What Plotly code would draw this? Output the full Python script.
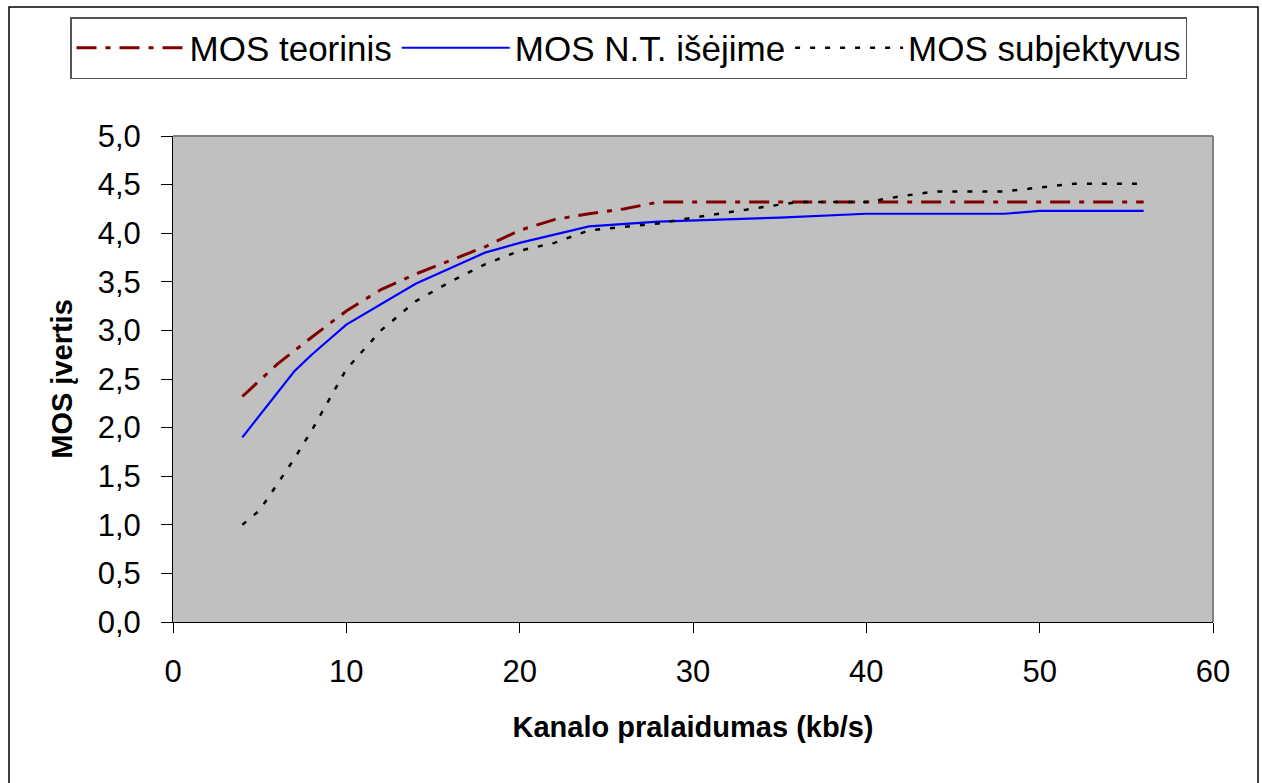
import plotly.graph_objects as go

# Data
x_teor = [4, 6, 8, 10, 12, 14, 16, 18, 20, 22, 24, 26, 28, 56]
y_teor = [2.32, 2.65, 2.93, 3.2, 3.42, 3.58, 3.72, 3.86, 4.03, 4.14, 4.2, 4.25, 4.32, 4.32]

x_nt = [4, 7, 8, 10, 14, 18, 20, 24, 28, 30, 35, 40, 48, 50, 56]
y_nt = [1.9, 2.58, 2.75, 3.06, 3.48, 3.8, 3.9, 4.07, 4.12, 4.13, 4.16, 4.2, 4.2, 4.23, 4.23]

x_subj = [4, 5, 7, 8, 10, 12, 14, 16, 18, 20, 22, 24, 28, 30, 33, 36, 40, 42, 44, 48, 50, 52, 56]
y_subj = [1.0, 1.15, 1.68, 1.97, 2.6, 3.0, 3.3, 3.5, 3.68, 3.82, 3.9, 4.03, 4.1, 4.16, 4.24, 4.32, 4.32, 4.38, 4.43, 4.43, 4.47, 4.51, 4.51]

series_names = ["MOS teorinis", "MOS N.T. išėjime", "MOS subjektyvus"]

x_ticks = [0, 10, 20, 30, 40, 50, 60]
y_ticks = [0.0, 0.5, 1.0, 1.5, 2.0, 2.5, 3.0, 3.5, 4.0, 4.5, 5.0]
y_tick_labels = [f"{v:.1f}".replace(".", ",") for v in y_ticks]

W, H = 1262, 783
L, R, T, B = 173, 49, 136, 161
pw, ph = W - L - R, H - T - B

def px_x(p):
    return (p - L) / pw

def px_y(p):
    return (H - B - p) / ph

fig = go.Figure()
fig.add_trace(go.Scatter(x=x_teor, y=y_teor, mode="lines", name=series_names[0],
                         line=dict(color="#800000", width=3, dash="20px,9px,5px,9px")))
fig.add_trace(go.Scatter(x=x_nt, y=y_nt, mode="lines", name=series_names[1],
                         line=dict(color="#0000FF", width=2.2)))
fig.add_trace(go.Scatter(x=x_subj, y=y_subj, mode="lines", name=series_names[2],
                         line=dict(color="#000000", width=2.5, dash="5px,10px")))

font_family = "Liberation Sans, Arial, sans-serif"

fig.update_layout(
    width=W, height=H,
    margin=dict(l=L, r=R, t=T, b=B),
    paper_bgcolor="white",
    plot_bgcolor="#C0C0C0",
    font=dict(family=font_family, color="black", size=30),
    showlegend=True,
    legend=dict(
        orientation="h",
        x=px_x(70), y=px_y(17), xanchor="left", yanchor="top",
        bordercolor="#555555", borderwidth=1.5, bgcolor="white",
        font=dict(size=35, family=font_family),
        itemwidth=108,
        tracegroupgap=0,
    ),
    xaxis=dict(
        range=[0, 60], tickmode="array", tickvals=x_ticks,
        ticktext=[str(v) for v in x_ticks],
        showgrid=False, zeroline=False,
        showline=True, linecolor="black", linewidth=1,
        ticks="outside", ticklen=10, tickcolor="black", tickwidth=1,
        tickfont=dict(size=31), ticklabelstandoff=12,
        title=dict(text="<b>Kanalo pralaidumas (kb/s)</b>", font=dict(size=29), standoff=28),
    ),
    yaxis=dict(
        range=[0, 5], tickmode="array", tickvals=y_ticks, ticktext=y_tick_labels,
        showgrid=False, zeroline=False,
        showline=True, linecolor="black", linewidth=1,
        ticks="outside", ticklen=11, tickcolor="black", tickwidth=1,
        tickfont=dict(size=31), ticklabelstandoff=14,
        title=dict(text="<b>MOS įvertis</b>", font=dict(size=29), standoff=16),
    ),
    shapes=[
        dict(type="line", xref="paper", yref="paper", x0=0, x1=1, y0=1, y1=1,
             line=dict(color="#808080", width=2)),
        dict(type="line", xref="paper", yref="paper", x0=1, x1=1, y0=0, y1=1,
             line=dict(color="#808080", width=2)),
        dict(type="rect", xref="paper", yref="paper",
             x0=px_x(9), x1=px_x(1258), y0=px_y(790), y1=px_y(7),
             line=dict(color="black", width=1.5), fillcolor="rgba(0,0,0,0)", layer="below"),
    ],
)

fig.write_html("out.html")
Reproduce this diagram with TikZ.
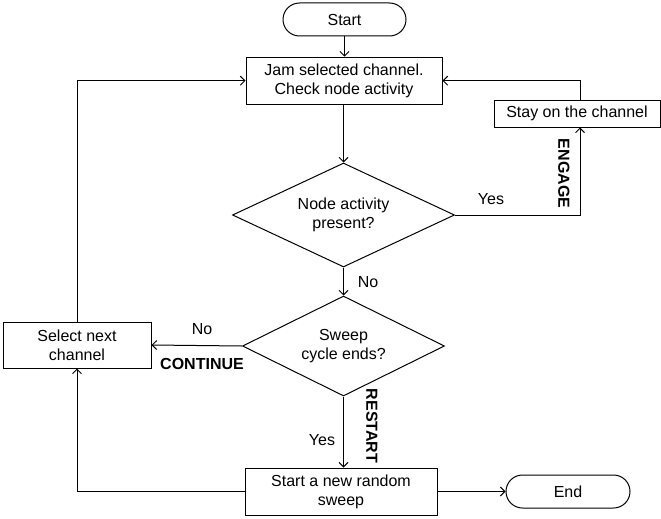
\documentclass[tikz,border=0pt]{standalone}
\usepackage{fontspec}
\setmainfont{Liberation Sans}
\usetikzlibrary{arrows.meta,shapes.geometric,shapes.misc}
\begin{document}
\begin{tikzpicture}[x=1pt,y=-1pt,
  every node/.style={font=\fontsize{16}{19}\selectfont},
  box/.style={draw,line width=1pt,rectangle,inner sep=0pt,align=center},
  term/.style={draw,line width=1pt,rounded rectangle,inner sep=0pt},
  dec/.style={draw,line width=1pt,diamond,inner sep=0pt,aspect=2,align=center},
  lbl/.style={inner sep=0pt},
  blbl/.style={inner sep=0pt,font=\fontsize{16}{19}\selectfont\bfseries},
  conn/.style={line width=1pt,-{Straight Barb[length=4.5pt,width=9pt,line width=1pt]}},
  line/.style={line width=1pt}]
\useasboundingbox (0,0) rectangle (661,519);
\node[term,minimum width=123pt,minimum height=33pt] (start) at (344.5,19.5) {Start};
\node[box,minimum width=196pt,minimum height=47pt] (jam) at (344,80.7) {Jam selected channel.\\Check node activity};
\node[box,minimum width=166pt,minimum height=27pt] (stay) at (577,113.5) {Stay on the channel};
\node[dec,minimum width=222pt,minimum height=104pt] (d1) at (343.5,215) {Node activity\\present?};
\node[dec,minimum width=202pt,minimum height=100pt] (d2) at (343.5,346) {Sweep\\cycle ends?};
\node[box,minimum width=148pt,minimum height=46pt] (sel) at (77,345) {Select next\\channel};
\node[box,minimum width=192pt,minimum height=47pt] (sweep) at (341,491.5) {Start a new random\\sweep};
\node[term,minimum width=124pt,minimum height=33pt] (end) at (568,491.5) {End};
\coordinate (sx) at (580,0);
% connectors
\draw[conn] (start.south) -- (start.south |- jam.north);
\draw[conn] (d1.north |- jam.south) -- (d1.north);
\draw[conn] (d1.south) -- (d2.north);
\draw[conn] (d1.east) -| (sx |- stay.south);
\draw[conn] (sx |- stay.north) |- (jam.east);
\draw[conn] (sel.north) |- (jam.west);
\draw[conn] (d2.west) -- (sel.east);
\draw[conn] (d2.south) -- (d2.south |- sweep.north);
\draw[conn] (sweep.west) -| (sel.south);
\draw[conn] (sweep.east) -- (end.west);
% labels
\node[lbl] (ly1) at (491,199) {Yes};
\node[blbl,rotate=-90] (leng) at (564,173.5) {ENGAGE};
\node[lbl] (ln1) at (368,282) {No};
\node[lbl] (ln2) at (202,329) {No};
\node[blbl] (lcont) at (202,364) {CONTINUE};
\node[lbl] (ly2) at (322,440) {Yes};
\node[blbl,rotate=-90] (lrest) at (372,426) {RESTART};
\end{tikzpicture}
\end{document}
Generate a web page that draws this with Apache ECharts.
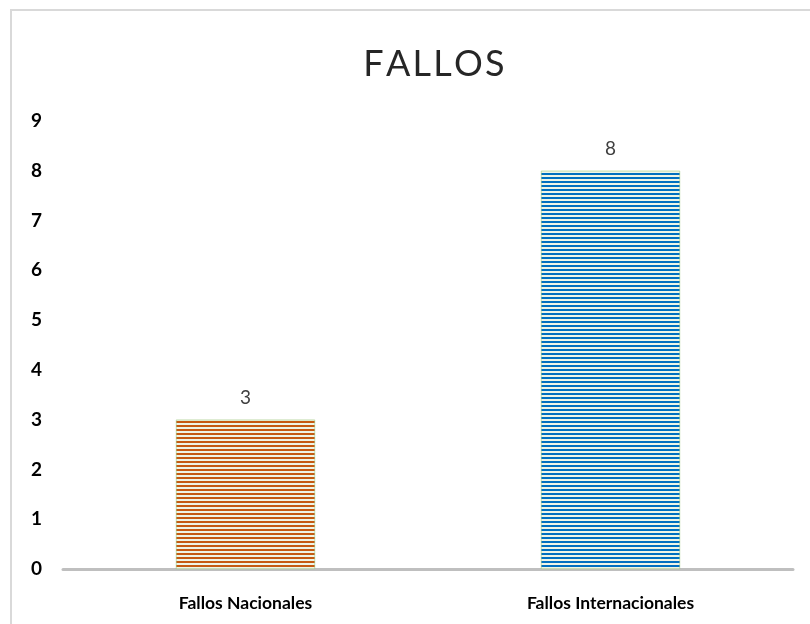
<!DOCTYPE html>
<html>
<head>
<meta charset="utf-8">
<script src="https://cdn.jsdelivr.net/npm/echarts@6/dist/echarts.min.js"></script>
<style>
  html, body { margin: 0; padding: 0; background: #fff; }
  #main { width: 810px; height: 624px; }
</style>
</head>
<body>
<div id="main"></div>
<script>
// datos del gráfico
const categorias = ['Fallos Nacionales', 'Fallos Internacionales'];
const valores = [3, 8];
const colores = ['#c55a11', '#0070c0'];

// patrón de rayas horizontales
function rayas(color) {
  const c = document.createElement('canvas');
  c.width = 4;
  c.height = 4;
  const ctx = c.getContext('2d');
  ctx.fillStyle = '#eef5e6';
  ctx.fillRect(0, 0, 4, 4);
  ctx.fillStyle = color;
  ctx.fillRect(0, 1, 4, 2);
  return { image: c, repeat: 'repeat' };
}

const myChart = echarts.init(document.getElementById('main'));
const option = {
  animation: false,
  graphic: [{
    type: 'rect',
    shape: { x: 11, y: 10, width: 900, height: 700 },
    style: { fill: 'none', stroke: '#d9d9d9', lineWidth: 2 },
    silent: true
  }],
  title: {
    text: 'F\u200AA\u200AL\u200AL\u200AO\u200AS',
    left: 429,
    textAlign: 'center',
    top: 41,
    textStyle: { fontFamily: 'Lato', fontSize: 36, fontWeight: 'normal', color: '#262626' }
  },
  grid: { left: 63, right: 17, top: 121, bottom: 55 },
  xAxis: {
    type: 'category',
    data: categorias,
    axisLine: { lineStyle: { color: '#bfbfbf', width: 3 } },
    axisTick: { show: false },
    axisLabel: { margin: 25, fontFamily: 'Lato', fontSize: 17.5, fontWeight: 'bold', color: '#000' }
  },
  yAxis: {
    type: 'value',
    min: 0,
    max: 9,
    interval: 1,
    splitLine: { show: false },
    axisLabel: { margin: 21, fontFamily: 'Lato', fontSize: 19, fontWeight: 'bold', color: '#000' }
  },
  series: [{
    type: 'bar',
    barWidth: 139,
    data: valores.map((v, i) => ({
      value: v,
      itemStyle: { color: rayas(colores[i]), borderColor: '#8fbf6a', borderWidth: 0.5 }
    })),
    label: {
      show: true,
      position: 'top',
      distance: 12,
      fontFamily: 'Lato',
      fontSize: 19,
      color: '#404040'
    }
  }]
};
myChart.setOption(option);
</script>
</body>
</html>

- - - - -

-- OBJECTIVE --
Give again, please, precisely the lines that begin the records and run through the line with "import plotly.graph_objects as go" in it, keeping both end lines and dropping any pictures.

-- TASK RESULT --
What Plotly code would draw this? Output the full Python script.
import plotly.graph_objects as go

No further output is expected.